Delays in official correspondence are, quite rightly, often paraded in aid of an argument in your Lordships' House. However, it must also be placed on the record that the casework performance, certainly within the Home Office and its agencies, has improved considerably. Casework has certainly speeded up for both asylum and non-asylum cases. The noble Lord helped to make the point. Computer systems being introduced and going over from a manual to a computer-based system led to a significant improvement following difficulties in earlier years. That is recognised. We are starting to make serious inroads into the target times that have been set. Targets are aimed at reducing processing times and they are improving year on year, particularly on the two-plus-four target.

We now have a fully integrated case-work system bringing together immigration officers and those who work on asylum cases. We are aiming to ensure that the process works much better in the future. This group of amendments seeks to oblige the publication of an annual report with those targets in mind.

However, the information which Members of the Committee are keen to have in the public domain in the form of an annual report is already publicly available in the Home Office annual report and in the Immigration and Nationality Directorate report. The information the amendments require are those fundamental to the achieving of aim six, which the Immigration and Nationality Directorate exists to deliver.
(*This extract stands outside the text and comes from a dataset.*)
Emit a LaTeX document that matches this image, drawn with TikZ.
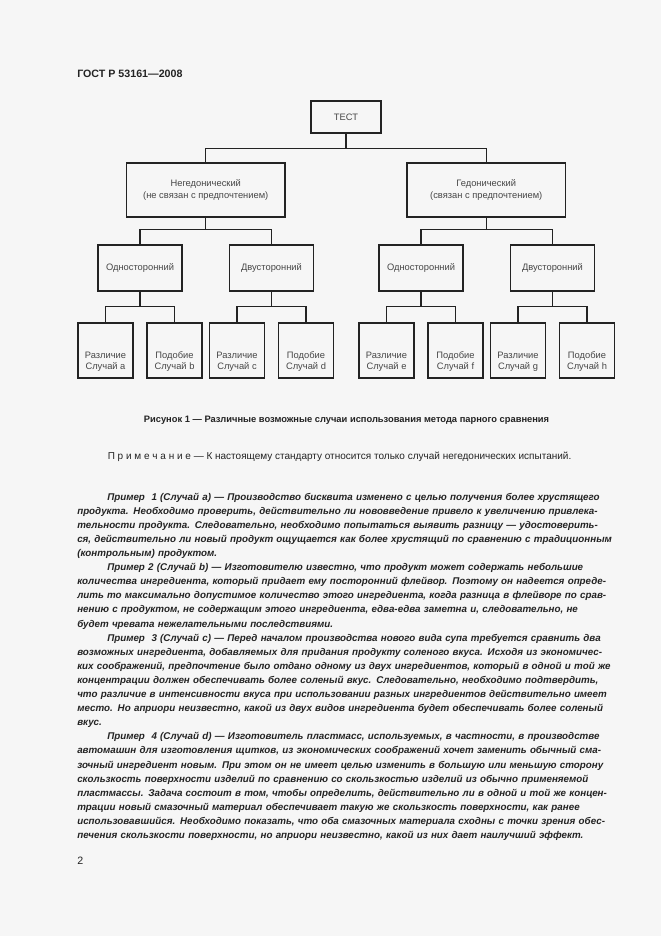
\documentclass[tikz,border=0pt]{standalone}
\usepackage{fontspec}
\setmainfont{Liberation Sans}
\usetikzlibrary{positioning}

\definecolor{paper}{RGB}{246,246,246}
\definecolor{ink}{RGB}{35,35,35}
\definecolor{boxtext}{RGB}{70,70,70}

% widths of the justified text lines
\newlength\bodyw \setlength\bodyw{403.5pt}
\newlength\firstw \setlength\firstw{381pt}
\newcommand\fullline[1]{\makebox[\bodyw][s]{#1}}
\newcommand\firstline[1]{\hspace*{22.5pt}\makebox[\firstw][s]{#1}}

\begin{document}
\begin{tikzpicture}[
    x=0.75pt, y=-0.75pt,
    box/.style={draw=ink, line width=0.9pt, align=center, inner sep=1pt,
      font=\fontsize{7}{8.3}\selectfont, text=boxtext},
    testbox/.style={box, minimum width=52.5pt, minimum height=24pt},
    groupbox/.style={box, minimum width=119pt, minimum height=40.5pt},
    sidebox/.style={box, minimum width=63pt, minimum height=34.5pt},
    casebox/.style={box, minimum width=41.25pt, minimum height=41.25pt,
      label={[casetext]center:#1}},
    casetext/.style={align=center, font=\fontsize{7}{7.8}\selectfont,
      text=boxtext, yshift=-8.3pt},
    link/.style={draw=ink, line width=0.9pt},
    body/.style={anchor=north west, inner sep=0pt, text width=\bodyw, align=left,
      font=\fontsize{7.35}{10.575}\selectfont\bfseries\itshape, text=ink}
  ]
  \fill[paper] (0,0) rectangle (661,936);
  \useasboundingbox (0,0) rectangle (661,936);

  % Page head
  \node[anchor=west, inner sep=0pt, text=ink, font=\fontsize{8}{9.6}\selectfont\bfseries]
    (head) at (77,74) {ГОСТ Р 53161—2008};

  % Root and the two groups
  \node[testbox] (test) at (346,117) {ТЕСТ};
  \node[groupbox] (neg) at (205.75,190) {Негедонический\\(не связан с предпочтением)};
  \node[groupbox] (hed) at (486.25,190) {Гедонический\\(связан с предпочтением)};

  % One-sided and two-sided tests
  \node[sidebox] (on1) at (140,268) {Односторонний};
  \node[sidebox] (dv1) at (271.5,268) {Двусторонний};
  \node[sidebox] (on2) at (421,268) {Односторонний};
  \node[sidebox] (dv2) at (552.5,268) {Двусторонний};

  % Cases a to h
  \node[casebox={Различие\\Случай a}] (ca) at (105.5,350.5) {};
  \node[casebox={Подобие\\Случай b}] (cb) at (174.5,350.5) {};
  \node[casebox={Различие\\Случай c}] (cc) at (237,350.5) {};
  \node[casebox={Подобие\\Случай d}] (cd) at (306,350.5) {};
  \node[casebox={Различие\\Случай e}] (ce) at (386.5,350.5) {};
  \node[casebox={Подобие\\Случай f}] (cf) at (455.5,350.5) {};
  \node[casebox={Различие\\Случай g}] (cg) at (518,350.5) {};
  \node[casebox={Подобие\\Случай h}] (ch) at (587,350.5) {};

  % Tree connectors
  \draw[link] (test.south) -- ++(0,14.5) coordinate (t0);
  \draw[link] (neg.north) |- (t0) -| (hed.north);
  \draw[link] (neg.south) -- ++(0,12) coordinate (n0);
  \draw[link] (on1.north) |- (n0) -| (dv1.north);
  \draw[link] (hed.south) -- ++(0,12) coordinate (h0);
  \draw[link] (on2.north) |- (h0) -| (dv2.north);
  \draw[link] (on1.south) -- ++(0,15) coordinate (o1);
  \draw[link] (ca.north) |- (o1) -| (cb.north);
  \draw[link] (dv1.south) -- ++(0,15) coordinate (d1);
  \draw[link] (cc.north) |- (d1) -| (cd.north);
  \draw[link] (on2.south) -- ++(0,15) coordinate (o2);
  \draw[link] (ce.north) |- (o2) -| (cf.north);
  \draw[link] (dv2.south) -- ++(0,15) coordinate (d2);
  \draw[link] (cg.north) |- (d2) -| (ch.north);

  % Caption and note
  \node[text=ink, font=\fontsize{7}{8.4}\selectfont\bfseries] (cap) at (346.5,420)
    {Рисунок 1 — Различные возможные случаи использования метода парного сравнения};
  \node[anchor=west, inner sep=0pt, text=ink, font=\fontsize{7.5}{9}\selectfont] (note) at (107.5,457)
    {П р и м е ч а н и е — К настоящему стандарту относится только случай негедонических испытаний.};

  % Examples
  \node[body] (examples) at (77,492.5) {%
    \firstline{Пример~ 1 (Случай a) — Производство бисквита изменено с целью получения более хрустящего}\\
    \fullline{продукта. Необходимо проверить, действительно ли нововведение привело к увеличению привлека-}\\
    \fullline{тельности продукта. Следовательно, необходимо попытаться выявить разницу — удостоверить-}\\
    \fullline{ся, действительно ли новый продукт ощущается как более хрустящий по сравнению с традиционным}\\
    (контрольным) продуктом.\\
    \firstline{Пример 2 (Случай b) — Изготовителю известно, что продукт может содержать небольшие}\\
    \fullline{количества ингредиента, который придает ему посторонний флейвор. Поэтому он надеется опреде-}\\
    \fullline{лить то максимально допустимое количество этого ингредиента, когда разница в флейворе по срав-}\\
    \fullline{нению с продуктом, не содержащим этого ингредиента, едва-едва заметна и, следовательно, не}\\
    будет чревата нежелательными последствиями.\\
    \firstline{Пример~ 3 (Случай c) — Перед началом производства нового вида супа требуется сравнить два}\\
    \fullline{возможных ингредиента, добавляемых для придания продукту соленого вкуса. Исходя из экономичес-}\\
    \fullline{ких соображений, предпочтение было отдано одному из двух ингредиентов, который в одной и той же}\\
    \fullline{концентрации должен обеспечивать более соленый вкус. Следовательно, необходимо подтвердить,}\\
    \fullline{что различие в интенсивности вкуса при использовании разных ингредиентов действительно имеет}\\
    \fullline{место. Но априори неизвестно, какой из двух видов ингредиента будет обеспечивать более соленый}\\
    вкус.\\
    \firstline{Пример~ 4 (Случай d) — Изготовитель пластмасс, используемых, в частности, в производстве}\\
    \fullline{автомашин для изготовления щитков, из экономических соображений хочет заменить обычный сма-}\\
    \fullline{зочный ингредиент новым. При этом он не имеет целью изменить в большую или меньшую сторону}\\
    \fullline{скользкость поверхности изделий по сравнению со скользкостью изделий из обычно применяемой}\\
    \fullline{пластмассы. Задача состоит в том, чтобы определить, действительно ли в одной и той же концен-}\\
    \fullline{трации новый смазочный материал обеспечивает такую же скользкость поверхности, как ранее}\\
    \fullline{использовавшийся. Необходимо показать, что оба смазочных материала сходны с точки зрения обес-}\\
    печения скользкости поверхности, но априори неизвестно, какой из них дает наилучший эффект.};

  % Page number
  \node[anchor=west, inner sep=0pt, text=ink, font=\fontsize{8}{9.6}\selectfont] (pagenum) at (77,861) {2};
\end{tikzpicture}
\end{document}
In common with other departments, the IND produces its performance and business priorities in publicly available reports. So we are already doing what the amendment would oblige us to do. I cannot accept the proposition that to produce another report replicating information already in an annual report in exactly the same form would lend any greater or added value. It is also the case—I am sure Members of the Committee who have been Members of another place know this full well—that the Home Affairs Select Committee reviews the Home Office annual report, and the Permanent Secretary and the IND director-general have to answer questions on it. In fact, they are due to answer questions on 18th July this year on precisely those issues.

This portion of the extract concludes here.